In a 2012 op-ed, the land transfer movement’s most prominent voice, Utah assemblyman Ken Ivory, wrote that the federal government violated an enabling act promise “to ‘extinguish its title’ to the public lands.” In Utah’s enabling act, reference to extinguishing titles appears here:

“The people inhabiting said proposed State do agree and declare that they forever disclaim all right and title to the unappropriated public lands lying within the boundaries thereof … and that until the title thereto shall have been extinguished by the United States, the same shall be and remain subject to the disposition of the United States…”

Most public-lands scholars say that state enabling acts actually justify federal land management policies, rather than limit them.

According to Blumm, enabling acts were a product of bargaining between the federal government and territories, prior to statehood. “They would agree on the conveyance of various federal lands to the states for various purposes, mostly having to do with schools, or roads, or state office buildings,” says Blumm. “In all those statehood acts, the states promised they’d leave federal lands alone…. They wouldn’t interfere with federal management.”

Overall, legal experts say the Constitutional rhetoric coming out of the Oregon occupation and the land transfer movement is deeply flawed.

“I think it’s fair to say they speak in generalities about very selective parts of the Constitution,” Donahue says of the Oregon occupiers. “They’re just not accurately representing what the Constitution says and how courts, including the Supreme Court, have construed it for over 200 years now.”

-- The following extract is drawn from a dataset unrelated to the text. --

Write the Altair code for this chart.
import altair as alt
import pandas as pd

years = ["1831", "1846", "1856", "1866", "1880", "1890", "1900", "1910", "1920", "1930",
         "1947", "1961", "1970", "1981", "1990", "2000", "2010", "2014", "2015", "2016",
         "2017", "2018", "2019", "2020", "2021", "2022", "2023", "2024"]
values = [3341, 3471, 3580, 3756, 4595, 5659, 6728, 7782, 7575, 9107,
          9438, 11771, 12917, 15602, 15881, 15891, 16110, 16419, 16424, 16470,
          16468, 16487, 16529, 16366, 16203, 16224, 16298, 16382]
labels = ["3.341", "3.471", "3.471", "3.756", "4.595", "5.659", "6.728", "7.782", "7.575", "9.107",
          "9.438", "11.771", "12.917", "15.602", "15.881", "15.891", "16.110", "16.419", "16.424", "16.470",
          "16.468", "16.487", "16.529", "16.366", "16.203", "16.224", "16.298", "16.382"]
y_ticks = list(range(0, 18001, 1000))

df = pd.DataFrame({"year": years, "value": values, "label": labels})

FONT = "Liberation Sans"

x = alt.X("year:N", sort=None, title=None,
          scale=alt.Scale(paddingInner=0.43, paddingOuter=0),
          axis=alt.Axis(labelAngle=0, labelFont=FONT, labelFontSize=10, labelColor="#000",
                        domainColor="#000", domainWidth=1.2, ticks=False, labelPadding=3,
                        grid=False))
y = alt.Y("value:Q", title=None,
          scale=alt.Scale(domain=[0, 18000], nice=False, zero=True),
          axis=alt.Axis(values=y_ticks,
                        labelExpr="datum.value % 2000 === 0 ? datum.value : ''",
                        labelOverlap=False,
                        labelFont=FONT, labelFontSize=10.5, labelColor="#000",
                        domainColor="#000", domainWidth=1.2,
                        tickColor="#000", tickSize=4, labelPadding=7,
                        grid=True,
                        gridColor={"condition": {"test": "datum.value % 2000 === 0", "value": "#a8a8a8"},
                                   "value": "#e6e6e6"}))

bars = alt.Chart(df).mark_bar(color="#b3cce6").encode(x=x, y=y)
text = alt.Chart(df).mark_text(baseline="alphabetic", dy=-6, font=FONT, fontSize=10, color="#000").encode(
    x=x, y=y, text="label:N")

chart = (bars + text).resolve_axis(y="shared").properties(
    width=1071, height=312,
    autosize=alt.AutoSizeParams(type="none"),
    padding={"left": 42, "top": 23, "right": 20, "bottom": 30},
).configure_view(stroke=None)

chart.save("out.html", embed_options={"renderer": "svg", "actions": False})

Following the arrest of Bundy and other militants, the matter will be addressed in court. “I think that Bundy got what he wanted: He wanted to get before a judge and make an argument,” says Blumm. “Unfortunately (for him), we live in a world of precedent.”

This article originally appeared in High Country News

One reply on “Debunking the Sagebrush Rebellion: No, Federal Land Transfers Are Not in the Constitution”

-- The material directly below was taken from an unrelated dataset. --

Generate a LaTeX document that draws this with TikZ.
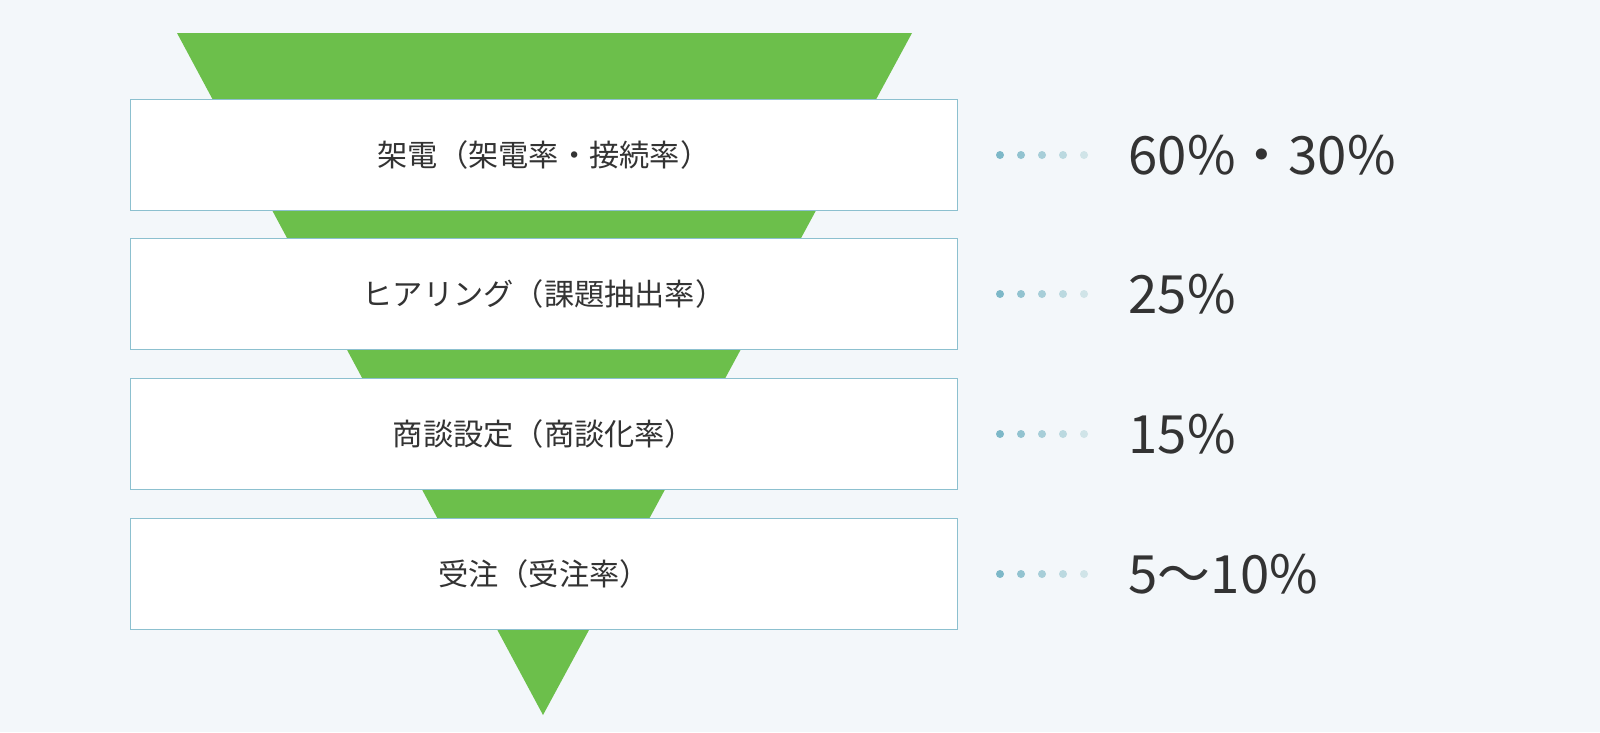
\documentclass[tikz,border=0pt]{standalone}
\usepackage{fontspec}
\setmainfont{Noto Sans CJK JP}
\definecolor{bgc}{HTML}{F3F7FA}
\definecolor{funnel}{HTML}{6CBF4B}
\definecolor{edge}{HTML}{8CC0CF}
\definecolor{ink}{HTML}{333333}
\definecolor{dotA}{HTML}{7DB8C8}
\definecolor{dotB}{HTML}{D0E4E8}
\tikzset{
  stage/.style={draw=edge, line width=0.4pt, fill=white, minimum width=8.26cm,
    minimum height=1.11cm, inner sep=0pt, text=ink, font=\fontsize{8.6}{10}\selectfont},
  rate/.style={anchor=west, text=ink, inner sep=0pt, font=\fontsize{15}{18}\selectfont}
}
\begin{document}
\begin{tikzpicture}[x=0.01cm, y=0.01cm]

    % Hintergrund
    \fill[bgc] (0,0) rectangle (1600,732);

    % Trichter
    \fill[funnel] (177,699) -- (912,699) -- (543,17) -- cycle;

    % Stufen
    \node[stage] (s1) at (544,577) {架電（架電率・接続率）};
    \node[stage] (s2) at (544,438) {ヒアリング（課題抽出率）};
    \node[stage] (s3) at (544,298) {商談設定（商談化率）};
    \node[stage] (s4) at (544,158) {受注（受注率）};

    % Punkte und Werte
    \foreach \y/\t [count=\i] in {577/60\%・30\%, 438/25\%, 298/15\%, 158/5〜10\%} {
      \foreach \k in {0,...,4} {
        \pgfmathsetmacro{\mix}{100-\k*25}
        \fill[dotA!\mix!dotB] (1000+\k*21,\y) circle (4);
      }
      \node[rate] (r\i) at (1128,\y) {\t};
    }

    \pgfresetboundingbox
    \useasboundingbox (0,0) rectangle (1600,732);

  \end{tikzpicture}
\end{document}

  1. An excellent article that raises an important point: when ideas and information are communicated from one person to another, whether verbally or by gestures or written language, there is an inherent interpretive process involved. This is unavoidable. Even the clearest, simplest statements undergo interpretation in the process of trying to understand the intended meaning of communicated information.
    “When we opened the door to Mary’s room, I saw her duck,” could mean very different things, but so could “The wall is red.”
    The men who wrote the Constitution knew that people would have different opinions on what its wording meant. They established the Supreme Court to decide which meanings were most consistent with the Constitution as they interpreted it. Supreme Court decisions are intended to clarify what the Constitution means.
    People routinely disagree with Supreme Court rulings, just as certain people disagree with certain laws. Unfortunately for these people, they are obligated to follow these rulings and laws that they disagree with. This is a basic premise of the social contract.
    There are means available to change or repeal laws we don’t like. Even the Constitution can be amended, just as its drafters intended.
    My impression is that the Bundy family and their colleagues will decline to respect this portion of the Constitution because it inconveniently fails to support their goal: They want to be the deciders of what the Constitution means, despite what anyone else thinks.